In 1856, he came to the United States and settled in Decorah. He worked on a farm for a short while before becoming a store clerk. In 1865, he came to Nevada and entered into a merchant partnership with a Mr. Johnson, with the firm being known as Johnson & Ringheim. He continued his dry goods business in the same location until the day he died.
He married Mrs. Lorinda T. Johnson on December 19, 1867. They had four children, Siveri, Ada J., Emma C., and Jennie. Lorinda was born February 3, 1842 (approximate date). She died on March 11, 1872, just nine days after the birth of their
fifth child. On May 6, 1874, Mr. Ringheim married Miss Jennie Sime, daughter of Colben Sime. Jennie Sime was born January 9, 1850, in Vossevangen, Norway. She came to Chicago in 1861, and later came to Nevada. She was a member of the Lutheran Church. This union was blessed with eight children: Lida B., Charles I., Bessie, Sarah, Edwin A., Noah A., David T., and Ingerbrit A., later known as “Ivan.”
The Ringheim household was home for extended family as well. There were fifteen people living in the household in the 1880 census. In addition to Mr.
and Mrs. Ringheim and their seven children were two nieces, a nephew,
Mrs. Ringheim’s sister, and two servants. The nephew, Andrew M. Ringheim, clerked in Mr. Ringheim’s store and later took over the dry goods business in Nevada.
One of these servants, Carrie Knutson nee Isaacson, related her experience living in early Nevada. She came to Nevada at the age of fifteen to work for Mrs. Tolbert and her husband, a miller. She stayed with the Tolberts for six months. As her
wages were not very high, Carrie took a position at the Ringheims for $2.00 per week, which was a lot of money for a girl with little knowledge. Mrs. Ringheim was patient and soon Carrie learned how to cook and wash.
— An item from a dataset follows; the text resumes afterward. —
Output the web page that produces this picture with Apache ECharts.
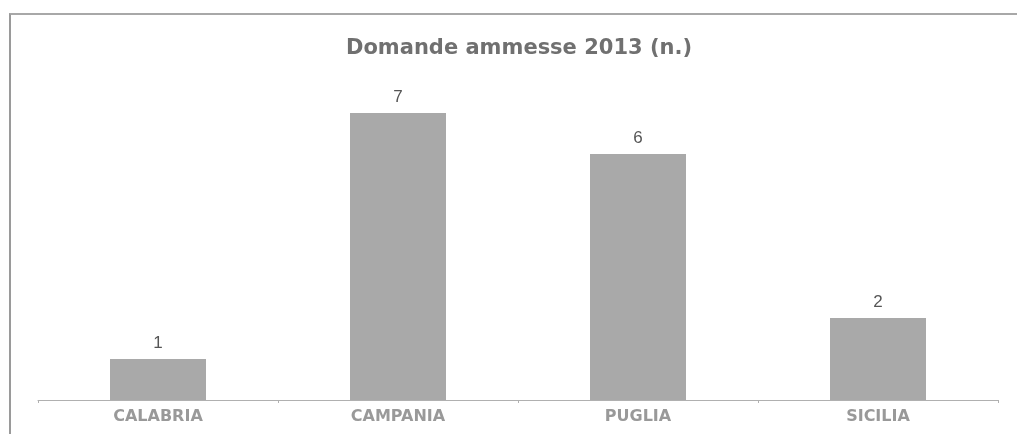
<!DOCTYPE html>
<html>
<head>
<meta charset="utf-8">
<script src="https://cdn.jsdelivr.net/npm/echarts@6/dist/echarts.min.js"></script>
<style>
html, body { margin: 0; padding: 0; background: #fff; }
#frame { position: absolute; left: 9px; top: 13px; width: 1020px; height: 440px;
  border-left: 2px solid #9a9a9a; border-top: 2px solid #a8a8a8; box-sizing: border-box; }
#chart { position: absolute; left: 0; top: 0; width: 1017px; height: 434px; }
</style>
</head>
<body>
<div id="frame"></div>
<div id="chart"></div>
<script>
// Domande ammesse per regione
var regions = ['CALABRIA', 'CAMPANIA', 'PUGLIA', 'SICILIA'];
var ammesse = [1, 7, 6, 2];

var chart = echarts.init(document.getElementById('chart'));

var option = {
    animation: false,
    title: {
        text: 'Domande ammesse 2013 (n.)',
        left: 341,
        top: 33,
        textStyle: {
            fontFamily: 'DejaVu Sans',
            fontSize: 21,
            fontWeight: 'bold',
            color: '#707070'
        }
    },
    grid: { left: 38, right: 19, top: 72, bottom: 34 },
    xAxis: {
        type: 'category',
        data: regions,
        axisLine: { lineStyle: { color: '#b0b0b0', width: 1 } },
        axisTick: { show: true, length: 3, lineStyle: { color: '#b0b0b0' } },
        axisLabel: {
            margin: 9,
            fontFamily: 'DejaVu Sans',
            fontSize: 16,
            fontWeight: 'bold',
            color: '#999'
        }
    },
    yAxis: {
        type: 'value',
        min: 0,
        max: 8,
        show: false,
        splitLine: { show: false }
    },
    series: [{
        type: 'bar',
        data: ammesse,
        barWidth: '40%',
        itemStyle: { color: '#a9a9a9' },
        label: {
            show: true,
            position: 'top',
            distance: 7,
            fontFamily: 'Liberation Sans',
            fontSize: 17,
            color: '#555'
        }
    }]
};

chart.setOption(option);
</script>
</body>
</html>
After Miss Isaacson left the Ringheims, she went to the hotel near the Ringheim’s store. There Mrs. Hutchins hired her. Noticing Carrie’s handsewn apron she wore to work, Mrs. Hutchins soon had her sewing table cloths, sheets, pillowslips and clothes
for her five children. Mrs. Hutchins cut them out and Carrie sewed them.
After many months of sewing, Mrs. Hutchins had Carrie work in the dining room. When the cook left, Carrie replaced him. She made her own yeast bread,
biscuits, rolls, pies, cookies, doughnuts, tarts, mincemeat, and puddings. She stayed there off and on for nine years making as much as $5.00 per week.
When she left employment at the hotel, the Ringheims asked her back but instead she worked for Jack Ross, who was then renting the hotel.
I. A. Ringheim held positions of trust and responsibility in the interest of school and city government. He was also a pillar of the Lutheran Church, of which he was a member.
I. A. Ringheim died on October 10, 1893. He is buried in the Nevada Cemetery. Jennie moved to California in 1906 to be near her children. She died on January 2, 1945, at San Fernando, California.
Sisters Hannah Ringheim, born April 30,1858, and Emily Ringheim, born December 19, 1855, were born in Decorah. They were the daughters of Knute and Margaretta Ringheim. Knute and Margaretta also had two other daughters and one son.
In the early 1880s they made their way to Nevada to work under the apprenticeship of their uncle, I. A. Ringheim. In 1882, they made their home on Locust
Street at the present address of 716 5th Street. This home stayed in the ownership of Ringheim family members until 1963.
In 1885, the sisters opened their own dry goods business under the name of “H. and E. Ringheim.” It was located at the present address of 1024 6th Street. Their brother Andrew joined them in business in 1887 in the adjoining room to the north. In 1906,
they merged the two businesses and became known as “Ringheim and Ringheim.” The sisters also had interests in a dry goods business in Perry. They were
enterprising women and were well recognized in the area for their fine quality of goods.
Hannah was hit and killed by a car while crossing the street at the corner of 6th Street and H Avenue on July 15, 1920. Her funeral services were held at both
the home and at Memorial Lutheran Church. At that time it was described as perhaps being the largest gathering of people ever brought together in Story
County for a funeral service.
After Hannah’s death, Emily retired from active management of the business leaving it in the hands of her brother Andrew. She continued to spend as much time in the store as her health would permit until she was compelled to retire in 1924. Her death occurred at home in 1944.